Schommers: Da war er ganz schlecht beraten in seiner Verteidigung. Er hat bis zum Schluss darauf bestanden, dass er in allen Punkten unschuldig ist. Reue hat er zu keinem Zeitpunkt gezeigt. Hätte er das getan, wäre er vielleicht noch mit einer Bewährungsstrafe davongekommen. Daher wird er jetzt im Gefängnis lernen müssen, Fehler einzugestehen, Reue zu zeigen und sich zu entschuldigen, wenn er wieder rauskommt. Wenn er das lernt, kann er sich rehabilitieren wie ein Uli Hoeneß. Dann kann er zumindest als TV-Experte im Tennis wieder arbeiten. Jeder Mensch hat eine zweite Chance verdient. Natürlich ist es bei Boris Becker nicht die zweite, sondern die vierte oder fünfte Chance. Aber nur so wird es gehen.

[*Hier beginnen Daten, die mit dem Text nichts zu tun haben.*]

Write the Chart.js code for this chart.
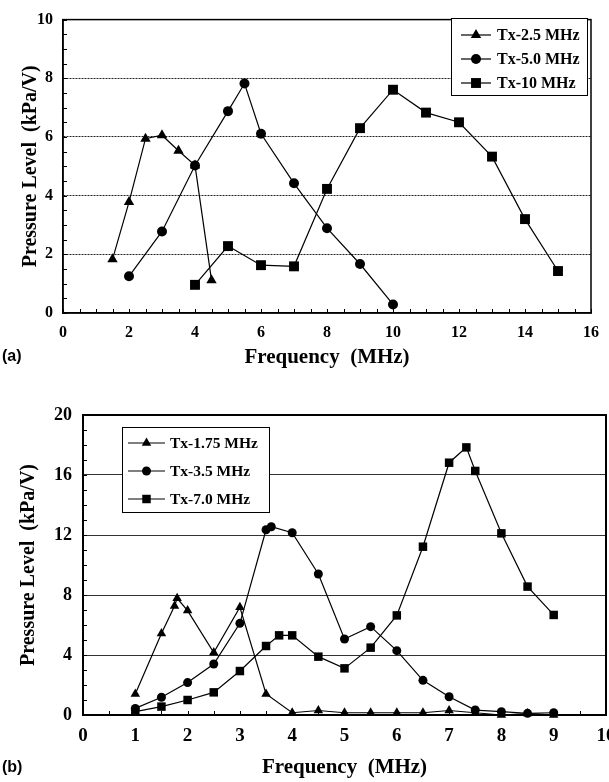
<!DOCTYPE html>
<html><head><meta charset="utf-8">
<script src="https://cdn.jsdelivr.net/npm/chart.js@4.4.0/dist/chart.umd.min.js"></script>
<style>
html,body{margin:0;padding:0;background:#fff;overflow:hidden;width:609px;height:782px;position:relative;}
#ca{position:absolute;left:0;top:0;}
#cb{position:absolute;left:0;top:385px;}
</style></head><body>
<canvas id="ca" width="609" height="380"></canvas>
<canvas id="cb" width="630" height="397"></canvas>
<script>
// ---------- Data: panel (a) ----------
const a_labels = ['Tx-2.5 MHz', 'Tx-5.0 MHz', 'Tx-10 MHz'];
const a_x25 = [1.5, 2, 2.5, 3, 3.5, 4, 4.5];
const a_y25 = [1.83, 3.78, 5.94, 6.06, 5.53, 5.03, 1.12];
const a_x50 = [2, 3, 4, 5, 5.5, 6, 7, 8, 9, 10];
const a_y50 = [1.25, 2.78, 5.03, 6.88, 7.82, 6.11, 4.42, 2.89, 1.67, 0.29];
const a_x10 = [4, 5, 6, 7, 8, 9, 10, 11, 12, 13, 14, 15];
const a_y10 = [0.96, 2.28, 1.63, 1.59, 4.23, 6.30, 7.61, 6.83, 6.50, 5.33, 3.20, 1.43];
const a_xTicks = [0, 2, 4, 6, 8, 10, 12, 14, 16];
const a_yTicks = [0, 2, 4, 6, 8, 10];

// ---------- Data: panel (b) ----------
const b_labels = ['Tx-1.75 MHz', 'Tx-3.5 MHz', 'Tx-7.0 MHz'];
const b_x175 = [1, 1.5, 1.75, 1.8, 2, 2.5, 3, 3.5, 4, 4.5, 5, 5.5, 6, 6.5, 7, 7.5, 8, 8.5, 9];
const b_y175 = [1.4, 5.44, 7.27, 7.78, 6.96, 4.16, 7.18, 1.4, 0.15, 0.3, 0.15, 0.15, 0.15, 0.15, 0.3, 0.15, 0, 0.1, 0];
const b_x35 = [1, 1.5, 2, 2.5, 3, 3.5, 3.6, 4, 4.5, 5, 5.5, 6, 6.5, 7, 7.5, 8, 8.5, 9];
const b_y35 = [0.44, 1.18, 2.16, 3.4, 6.11, 12.35, 12.55, 12.15, 9.4, 5.07, 5.89, 4.29, 2.31, 1.22, 0.33, 0.22, 0.11, 0.15];
const b_x70 = [1, 1.5, 2, 2.5, 3, 3.5, 3.75, 4, 4.5, 5, 5.5, 6, 6.5, 7, 7.33, 7.5, 8, 8.5, 9];
const b_y70 = [0.22, 0.56, 1.0, 1.51, 2.93, 4.6, 5.31, 5.31, 3.89, 3.11, 4.49, 6.64, 11.22, 16.82, 17.84, 16.27, 12.11, 8.56, 6.67];
const b_xTicks = [0, 1, 2, 3, 4, 5, 6, 7, 8, 9, 10];
const b_yTicks = [0, 4, 8, 12, 16, 20];

const SERIF = "'Liberation Serif','Times New Roman',serif";
const SANS = "'Liberation Sans',Arial,sans-serif";

function pts(xs, ys) { return xs.map((x, i) => ({ x: x, y: ys[i] })); }
function ds(label, xs, ys, style, r) {
  return {
    label: label, data: pts(xs, ys), borderColor: '#000', backgroundColor: '#000',
    borderWidth: 1.2, pointStyle: style, pointRadius: r, pointHoverRadius: r,
    pointBackgroundColor: '#000', pointBorderColor: '#000', pointBorderWidth: 0,
    tension: 0, fill: false, clip: false
  };
}

function drawMarker(ctx, style, r, x, y) {
  if (Chart.helpers && Chart.helpers.drawPoint) {
    Chart.helpers.drawPoint(ctx, { pointStyle: style, radius: r, rotation: 0, borderWidth: 0 }, x, y);
    return;
  }
  ctx.beginPath();
  if (style === 'circle') ctx.arc(x, y, r, 0, Math.PI * 2);
  else if (style === 'rect') { const s = r * Math.SQRT1_2; ctx.rect(x - s, y - s, 2 * s, 2 * s); }
  else { ctx.moveTo(x, y - r); ctx.lineTo(x + r * 0.866, y + r / 2); ctx.lineTo(x - r * 0.866, y + r / 2); ctx.closePath(); }
  ctx.fill();
}

const decor = {
  id: 'decor',
  beforeDatasetsDraw(chart, args, o) {
    const ctx = chart.ctx, ca = chart.chartArea;
    const xs = chart.scales.x, ys = chart.scales.y;
    ctx.save();
    ctx.strokeStyle = '#000';
    ctx.lineWidth = 1;
    ctx.beginPath();
    for (let v = xs.min; v <= xs.max + 1e-9; v += o.xMinor) {
      const p = Math.round(xs.getPixelForValue(v)) + 0.5;
      ctx.moveTo(p, ca.bottom); ctx.lineTo(p, ca.bottom - o.tickLen);
    }
    for (let v = ys.min; v <= ys.max + 1e-9; v += o.yMinor) {
      const p = Math.round(ys.getPixelForValue(v)) + 0.5;
      ctx.moveTo(ca.left, p); ctx.lineTo(ca.left + o.tickLen, p);
    }
    ctx.stroke();
    ctx.lineWidth = o.frameWidth;
    ctx.strokeRect(ca.left, ca.top, ca.right - ca.left, ca.bottom - ca.top);
    ctx.restore();
  },
  afterDatasetsDraw(chart, args, o) {
    const ctx = chart.ctx;
    const L = o.legend;
    ctx.save();
    ctx.fillStyle = '#fff';
    ctx.fillRect(L.x, L.y, L.w, L.h);
    ctx.strokeStyle = '#000';
    ctx.lineWidth = 1;
    ctx.strokeRect(L.x + 0.5, L.y + 0.5, L.w, L.h);
    ctx.font = 'bold ' + L.fontSize + 'px ' + SERIF;
    ctx.textBaseline = 'middle';
    ctx.textAlign = 'left';
    chart.data.datasets.forEach((d, i) => {
      const y = L.y + L.rows[i];
      ctx.strokeStyle = '#000';
      ctx.lineWidth = 1.2;
      ctx.beginPath();
      ctx.moveTo(L.x + L.l1, y); ctx.lineTo(L.x + L.l2, y); ctx.stroke();
      ctx.fillStyle = '#000';
      drawMarker(ctx, d.pointStyle, d.pointRadius, L.x + (L.l1 + L.l2) / 2, y);
      ctx.fillStyle = '#000';
      ctx.fillText(d.label, L.x + L.tx, y + 1);
    });
    // panel label
    ctx.font = 'bold 16px ' + SANS;
    ctx.fillStyle = '#000';
    ctx.textBaseline = 'middle';
    ctx.fillText(o.panel, 2, o.panelY);
    ctx.restore();
  }
};

function tickFont(size) { return { family: SERIF, size: size, weight: 'bold' }; }

// ---------- Chart (a) ----------
new Chart(document.getElementById('ca'), {
  type: 'line',
  data: {
    datasets: [
      ds(a_labels[0], a_x25, a_y25, 'triangle', 6),
      ds(a_labels[1], a_x50, a_y50, 'circle', 5),
      ds(a_labels[2], a_x10, a_y10, 'rect', 7)
    ]
  },
  plugins: [decor],
  options: {
    responsive: false, animation: false, devicePixelRatio: 1,
    layout: { padding: { top: 12, right: 12, left: 0, bottom: 0 } },
    plugins: {
      legend: { display: false }, tooltip: { enabled: false },
      decor: {
        xMinor: 0.5, yMinor: 0.5, tickLen: 4, frameWidth: 1.5,
        panel: '(a)', panelY: 357,
        legend: { x: 451, y: 18, w: 136, h: 77, rows: [17, 41, 65], l1: 10, l2: 40, tx: 46, fontSize: 16 }
      }
    },
    scales: {
      x: {
        type: 'linear', min: a_xTicks[0], max: a_xTicks[a_xTicks.length - 1],
        afterBuildTicks(s) { s.ticks = a_xTicks.map(v => ({ value: v })); },
        ticks: { padding: 10, font: tickFont(16), color: '#000' },
        grid: { display: false, drawTicks: false },
        border: { display: true, color: '#000', width: 1.5 },
        title: { display: true, text: 'Frequency  (MHz)', color: '#000', font: tickFont(21), padding: { top: 0, bottom: 10 } },
        afterFit(s) { s.height = 67; }
      },
      y: {
        type: 'linear', min: a_yTicks[0], max: a_yTicks[a_yTicks.length - 1],
        afterBuildTicks(s) { s.ticks = a_yTicks.map(v => ({ value: v })); },
        ticks: { padding: 10, font: tickFont(16), color: '#000' },
        grid: {
          drawTicks: false, lineWidth: 1,
          color: (c) => (c.tick && c.tick.value > 0 && c.tick.value < 10) ? '#222' : 'rgba(0,0,0,0)'
        },
        border: { display: true, color: '#000', width: 1.5, dash: [2, 1] },
        title: { display: true, text: 'Pressure Level  (kPa/V)', color: '#000', font: tickFont(20), padding: { top: 19, bottom: 0 } },
        afterFit(s) { s.width = 63; }
      }
    }
  }
});

// ---------- Chart (b) ----------
new Chart(document.getElementById('cb'), {
  type: 'line',
  data: {
    datasets: [
      ds(b_labels[0], b_x175, b_y175, 'triangle', 5.5),
      ds(b_labels[1], b_x35, b_y35, 'circle', 4.5),
      ds(b_labels[2], b_x70, b_y70, 'rect', 6)
    ]
  },
  plugins: [decor],
  options: {
    responsive: false, animation: false, devicePixelRatio: 1,
    layout: { padding: { top: 30, right: 24, left: 0, bottom: 0 } },
    plugins: {
      legend: { display: false }, tooltip: { enabled: false },
      decor: {
        xMinor: 0.5, yMinor: 1, tickLen: 4, frameWidth: 2,
        panel: '(b)', panelY: 383,
        legend: { x: 122, y: 42, w: 147, h: 85, rows: [16, 44, 72], l1: 6, l2: 43, tx: 48, fontSize: 15.5 }
      }
    },
    scales: {
      x: {
        type: 'linear', min: b_xTicks[0], max: b_xTicks[b_xTicks.length - 1],
        afterBuildTicks(s) { s.ticks = b_xTicks.map(v => ({ value: v })); },
        ticks: { padding: 10, font: tickFont(19), color: '#000' },
        grid: { display: false, drawTicks: false },
        border: { display: true, color: '#000', width: 2 },
        title: { display: true, text: 'Frequency  (MHz)', color: '#000', font: tickFont(21), padding: { top: 0, bottom: 2 } },
        afterFit(s) { s.height = 67; }
      },
      y: {
        type: 'linear', min: b_yTicks[0], max: b_yTicks[b_yTicks.length - 1],
        afterBuildTicks(s) { s.ticks = b_yTicks.map(v => ({ value: v })); },
        ticks: { padding: 11, font: tickFont(18), color: '#000' },
        grid: {
          drawTicks: false, lineWidth: 1,
          color: (c) => (c.tick && c.tick.value > 0 && c.tick.value < 20) ? '#333' : 'rgba(0,0,0,0)'
        },
        border: { display: true, color: '#000', width: 2 },
        title: { display: true, text: 'Pressure Level  (kPa/V)', color: '#000', font: tickFont(20), padding: { top: 17, bottom: 0 } },
        afterFit(s) { s.width = 83; }
      }
    }
  }
});
</script>
</body></html>
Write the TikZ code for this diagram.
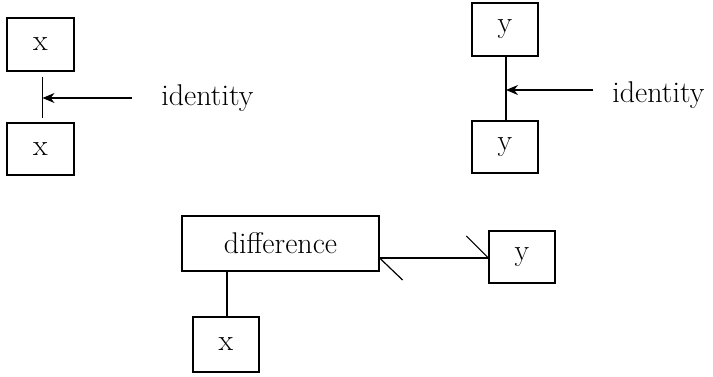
\documentclass[tikz,border=0pt]{standalone}
\usetikzlibrary{arrows.meta,calc}
\begin{document}
\begin{tikzpicture}[x=0.5pt,y=-0.5pt,
  box/.style={draw,line width=0.6pt,inner sep=0pt,font=\fontsize{15}{17}\selectfont},
  conn/.style={line width=0.6pt},
  lbl/.style={inner sep=0pt,anchor=west,font=\fontsize{15}{17}\selectfont},
  arr/.style={line width=0.6pt,-{Stealth[length=6pt,width=5pt]}}]
\useasboundingbox (0,0) rectangle (713,376);
% top left
\node[box,minimum width=33.5pt,minimum height=26.5pt] (xa) at (40.5,44.5) {x};
\node[box,minimum width=33.5pt,minimum height=26pt] (xb) at (40.5,149) {x};
\draw[conn,shorten <=2.5pt,shorten >=2pt] ([xshift=1pt]xa.south) -- ([xshift=1pt]xb.north) coordinate[pos=0.5] (lm);
\node[lbl] (li) at (161,98) {identity};
\coordinate (la) at (132,98);
\draw[arr] (la) -- (lm |- la);
% top right
\node[box,minimum width=33pt,minimum height=26.5pt] (ya) at (505,29.5) {y};
\node[box,minimum width=33pt,minimum height=26pt] (yb) at (505,147) {y};
\draw[conn] ([xshift=0.5pt]ya.south) -- ([xshift=0.5pt]yb.north) coordinate[pos=0.5] (rm);
\node[lbl] (ri) at (612,95) {identity};
\coordinate (ra) at (593,90);
\draw[arr] (ra) -- (rm |- ra);
% bottom
\node[box,minimum width=98.5pt,minimum height=27.5pt] (diff) at (280.5,243.5) {difference};
\node[box,minimum width=33pt,minimum height=26pt] (yc) at (522,257) {y};
\node[box,minimum width=33pt,minimum height=27.5pt] (xc) at (226,344.5) {x};
\coordinate (dl) at (diff.east |- 0,258);
\coordinate (dr) at (yc.west |- 0,258);
\draw[conn] (dl) -- (dr);
\draw[conn] (dl) -- ++(23,22);
\draw[conn] (dr) -- ++(-22,-22);
\draw[conn] ([xshift=0.5pt]xc.north) -- ([xshift=0.5pt]xc.north |- diff.south);
\end{tikzpicture}
\end{document}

SPORT1: Ist Boris Becker für die Erfahrung Gefängnis bereit?
Schommers: Dass er jetzt ins Gefängnis muss, ist der Super-GAU in seinem Leben. Das wird die größte Aufgabe, mit der er jemals konfrontiert wurde. Das Problem ist: Er ist ein Kontroll- und Machtmensch. Aber im Gefängnis hat man keine Kontrolle. Man ist 23 Stunden am Tag in einer Zweier-Zelle mit einer Stunde Hofgang. Dazu gibt es nur zweimal im Monat Besuch. Prinzipiell ist er mental stark. Aber wenn man ihn die letzten Wochen beobachtet hat, konnte man eine massive Wesensveränderung feststellen. Es war nicht mehr viel Optimismus zu erkennen. Daher bin ich sehr gespannt, wie er diese Situation bewältigt. Für so einen freiheitsliebenden Weltenbürger wie Boris Becker ist das einfach erstmal ein Schock. Ich hoffe, dass er es übersteht; einigermaßen geläutert rauskommt und sich rehabilitieren kann. Aber wir werden auf jeden Fall einen andere Boris Becker erleben als den, den wir bis jetzt kannten.